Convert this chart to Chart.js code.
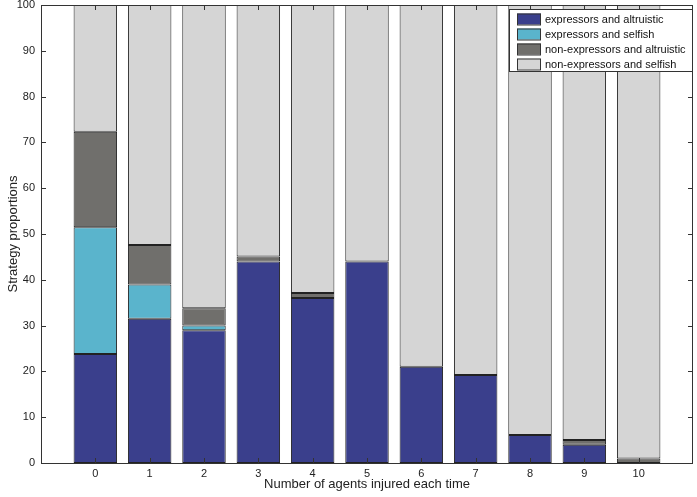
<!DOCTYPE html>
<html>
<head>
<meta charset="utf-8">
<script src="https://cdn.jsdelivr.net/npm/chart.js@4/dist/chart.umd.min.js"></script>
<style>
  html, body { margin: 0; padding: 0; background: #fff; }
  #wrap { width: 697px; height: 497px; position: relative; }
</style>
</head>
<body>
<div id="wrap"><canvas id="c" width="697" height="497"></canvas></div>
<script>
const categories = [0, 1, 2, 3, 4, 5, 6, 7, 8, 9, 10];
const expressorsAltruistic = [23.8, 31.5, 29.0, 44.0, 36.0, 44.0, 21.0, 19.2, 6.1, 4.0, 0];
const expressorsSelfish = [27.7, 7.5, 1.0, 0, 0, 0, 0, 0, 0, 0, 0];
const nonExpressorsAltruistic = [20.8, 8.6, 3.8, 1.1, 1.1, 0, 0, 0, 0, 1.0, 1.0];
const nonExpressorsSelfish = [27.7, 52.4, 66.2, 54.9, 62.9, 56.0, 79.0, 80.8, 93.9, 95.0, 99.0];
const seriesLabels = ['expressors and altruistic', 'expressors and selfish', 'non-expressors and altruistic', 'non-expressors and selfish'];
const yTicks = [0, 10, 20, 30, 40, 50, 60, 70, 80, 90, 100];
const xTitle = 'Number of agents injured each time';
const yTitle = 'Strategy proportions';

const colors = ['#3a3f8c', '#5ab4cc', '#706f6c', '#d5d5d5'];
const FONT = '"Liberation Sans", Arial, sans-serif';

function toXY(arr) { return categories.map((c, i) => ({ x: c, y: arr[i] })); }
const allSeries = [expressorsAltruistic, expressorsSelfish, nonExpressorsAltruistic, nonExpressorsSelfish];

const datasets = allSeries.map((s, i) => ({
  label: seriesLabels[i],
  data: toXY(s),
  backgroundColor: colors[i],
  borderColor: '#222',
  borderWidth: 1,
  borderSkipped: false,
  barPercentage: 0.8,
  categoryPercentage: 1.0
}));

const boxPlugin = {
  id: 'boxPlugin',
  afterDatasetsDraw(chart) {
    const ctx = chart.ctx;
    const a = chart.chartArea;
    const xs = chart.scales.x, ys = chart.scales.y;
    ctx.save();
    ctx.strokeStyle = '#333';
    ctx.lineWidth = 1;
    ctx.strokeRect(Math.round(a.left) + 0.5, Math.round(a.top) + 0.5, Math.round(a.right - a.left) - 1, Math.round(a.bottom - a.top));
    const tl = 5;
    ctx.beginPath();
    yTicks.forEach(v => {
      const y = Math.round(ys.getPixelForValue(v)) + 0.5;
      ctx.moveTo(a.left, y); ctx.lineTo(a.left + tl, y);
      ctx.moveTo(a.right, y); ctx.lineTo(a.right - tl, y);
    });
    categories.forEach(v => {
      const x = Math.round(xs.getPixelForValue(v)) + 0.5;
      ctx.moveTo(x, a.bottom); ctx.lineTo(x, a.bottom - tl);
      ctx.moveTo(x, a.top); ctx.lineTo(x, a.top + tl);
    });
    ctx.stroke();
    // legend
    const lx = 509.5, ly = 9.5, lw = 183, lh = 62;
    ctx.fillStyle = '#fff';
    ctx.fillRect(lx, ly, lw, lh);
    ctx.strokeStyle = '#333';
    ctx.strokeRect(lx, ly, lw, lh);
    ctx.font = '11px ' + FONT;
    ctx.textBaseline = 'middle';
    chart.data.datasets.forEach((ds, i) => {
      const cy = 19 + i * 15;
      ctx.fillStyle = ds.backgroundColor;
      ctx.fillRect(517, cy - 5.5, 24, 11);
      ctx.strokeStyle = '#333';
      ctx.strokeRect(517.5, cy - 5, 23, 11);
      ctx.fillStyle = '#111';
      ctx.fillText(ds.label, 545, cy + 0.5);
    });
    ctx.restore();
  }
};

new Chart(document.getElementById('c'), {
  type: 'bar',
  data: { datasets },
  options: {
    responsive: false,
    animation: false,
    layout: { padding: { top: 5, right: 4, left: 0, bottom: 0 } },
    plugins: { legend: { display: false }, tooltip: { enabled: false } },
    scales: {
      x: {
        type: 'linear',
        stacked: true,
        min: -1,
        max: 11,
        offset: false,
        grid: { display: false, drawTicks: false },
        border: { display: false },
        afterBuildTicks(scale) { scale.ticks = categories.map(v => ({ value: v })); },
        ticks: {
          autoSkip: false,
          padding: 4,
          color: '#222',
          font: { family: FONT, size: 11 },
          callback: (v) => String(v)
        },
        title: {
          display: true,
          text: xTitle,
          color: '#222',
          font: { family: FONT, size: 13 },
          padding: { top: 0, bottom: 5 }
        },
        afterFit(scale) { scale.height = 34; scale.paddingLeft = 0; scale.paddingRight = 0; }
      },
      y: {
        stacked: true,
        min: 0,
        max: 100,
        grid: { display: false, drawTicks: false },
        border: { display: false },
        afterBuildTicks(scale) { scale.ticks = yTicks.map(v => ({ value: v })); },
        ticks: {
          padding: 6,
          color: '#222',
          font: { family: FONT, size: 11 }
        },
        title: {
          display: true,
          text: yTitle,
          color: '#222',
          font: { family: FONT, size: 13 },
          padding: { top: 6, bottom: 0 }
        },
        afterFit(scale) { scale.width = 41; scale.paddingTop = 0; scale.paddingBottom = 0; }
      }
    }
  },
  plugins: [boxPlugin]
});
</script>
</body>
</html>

- Brief -
Repeat the data exactly in full, omitting its pictures.

- Output for this task -
Convert this chart to Chart.js code.
<!DOCTYPE html>
<html>
<head>
<meta charset="utf-8">
<script src="https://cdn.jsdelivr.net/npm/chart.js@4/dist/chart.umd.min.js"></script>
<style>
  html, body { margin: 0; padding: 0; background: #fff; }
  #wrap { width: 697px; height: 497px; position: relative; }
</style>
</head>
<body>
<div id="wrap"><canvas id="c" width="697" height="497"></canvas></div>
<script>
const categories = [0, 1, 2, 3, 4, 5, 6, 7, 8, 9, 10];
const expressorsAltruistic = [23.8, 31.5, 29.0, 44.0, 36.0, 44.0, 21.0, 19.2, 6.1, 4.0, 0];
const expressorsSelfish = [27.7, 7.5, 1.0, 0, 0, 0, 0, 0, 0, 0, 0];
const nonExpressorsAltruistic = [20.8, 8.6, 3.8, 1.1, 1.1, 0, 0, 0, 0, 1.0, 1.0];
const nonExpressorsSelfish = [27.7, 52.4, 66.2, 54.9, 62.9, 56.0, 79.0, 80.8, 93.9, 95.0, 99.0];
const seriesLabels = ['expressors and altruistic', 'expressors and selfish', 'non-expressors and altruistic', 'non-expressors and selfish'];
const yTicks = [0, 10, 20, 30, 40, 50, 60, 70, 80, 90, 100];
const xTitle = 'Number of agents injured each time';
const yTitle = 'Strategy proportions';

const colors = ['#3a3f8c', '#5ab4cc', '#706f6c', '#d5d5d5'];
const FONT = '"Liberation Sans", Arial, sans-serif';

function toXY(arr) { return categories.map((c, i) => ({ x: c, y: arr[i] })); }
const allSeries = [expressorsAltruistic, expressorsSelfish, nonExpressorsAltruistic, nonExpressorsSelfish];

const datasets = allSeries.map((s, i) => ({
  label: seriesLabels[i],
  data: toXY(s),
  backgroundColor: colors[i],
  borderColor: '#222',
  borderWidth: 1,
  borderSkipped: false,
  barPercentage: 0.8,
  categoryPercentage: 1.0
}));

const boxPlugin = {
  id: 'boxPlugin',
  afterDatasetsDraw(chart) {
    const ctx = chart.ctx;
    const a = chart.chartArea;
    const xs = chart.scales.x, ys = chart.scales.y;
    ctx.save();
    ctx.strokeStyle = '#333';
    ctx.lineWidth = 1;
    ctx.strokeRect(Math.round(a.left) + 0.5, Math.round(a.top) + 0.5, Math.round(a.right - a.left) - 1, Math.round(a.bottom - a.top));
    const tl = 5;
    ctx.beginPath();
    yTicks.forEach(v => {
      const y = Math.round(ys.getPixelForValue(v)) + 0.5;
      ctx.moveTo(a.left, y); ctx.lineTo(a.left + tl, y);
      ctx.moveTo(a.right, y); ctx.lineTo(a.right - tl, y);
    });
    categories.forEach(v => {
      const x = Math.round(xs.getPixelForValue(v)) + 0.5;
      ctx.moveTo(x, a.bottom); ctx.lineTo(x, a.bottom - tl);
      ctx.moveTo(x, a.top); ctx.lineTo(x, a.top + tl);
    });
    ctx.stroke();
    // legend
    const lx = 509.5, ly = 9.5, lw = 183, lh = 62;
    ctx.fillStyle = '#fff';
    ctx.fillRect(lx, ly, lw, lh);
    ctx.strokeStyle = '#333';
    ctx.strokeRect(lx, ly, lw, lh);
    ctx.font = '11px ' + FONT;
    ctx.textBaseline = 'middle';
    chart.data.datasets.forEach((ds, i) => {
      const cy = 19 + i * 15;
      ctx.fillStyle = ds.backgroundColor;
      ctx.fillRect(517, cy - 5.5, 24, 11);
      ctx.strokeStyle = '#333';
      ctx.strokeRect(517.5, cy - 5, 23, 11);
      ctx.fillStyle = '#111';
      ctx.fillText(ds.label, 545, cy + 0.5);
    });
    ctx.restore();
  }
};

new Chart(document.getElementById('c'), {
  type: 'bar',
  data: { datasets },
  options: {
    responsive: false,
    animation: false,
    layout: { padding: { top: 5, right: 4, left: 0, bottom: 0 } },
    plugins: { legend: { display: false }, tooltip: { enabled: false } },
    scales: {
      x: {
        type: 'linear',
        stacked: true,
        min: -1,
        max: 11,
        offset: false,
        grid: { display: false, drawTicks: false },
        border: { display: false },
        afterBuildTicks(scale) { scale.ticks = categories.map(v => ({ value: v })); },
        ticks: {
          autoSkip: false,
          padding: 4,
          color: '#222',
          font: { family: FONT, size: 11 },
          callback: (v) => String(v)
        },
        title: {
          display: true,
          text: xTitle,
          color: '#222',
          font: { family: FONT, size: 13 },
          padding: { top: 0, bottom: 5 }
        },
        afterFit(scale) { scale.height = 34; scale.paddingLeft = 0; scale.paddingRight = 0; }
      },
      y: {
        stacked: true,
        min: 0,
        max: 100,
        grid: { display: false, drawTicks: false },
        border: { display: false },
        afterBuildTicks(scale) { scale.ticks = yTicks.map(v => ({ value: v })); },
        ticks: {
          padding: 6,
          color: '#222',
          font: { family: FONT, size: 11 }
        },
        title: {
          display: true,
          text: yTitle,
          color: '#222',
          font: { family: FONT, size: 13 },
          padding: { top: 6, bottom: 0 }
        },
        afterFit(scale) { scale.width = 41; scale.paddingTop = 0; scale.paddingBottom = 0; }
      }
    }
  },
  plugins: [boxPlugin]
});
</script>
</body>
</html>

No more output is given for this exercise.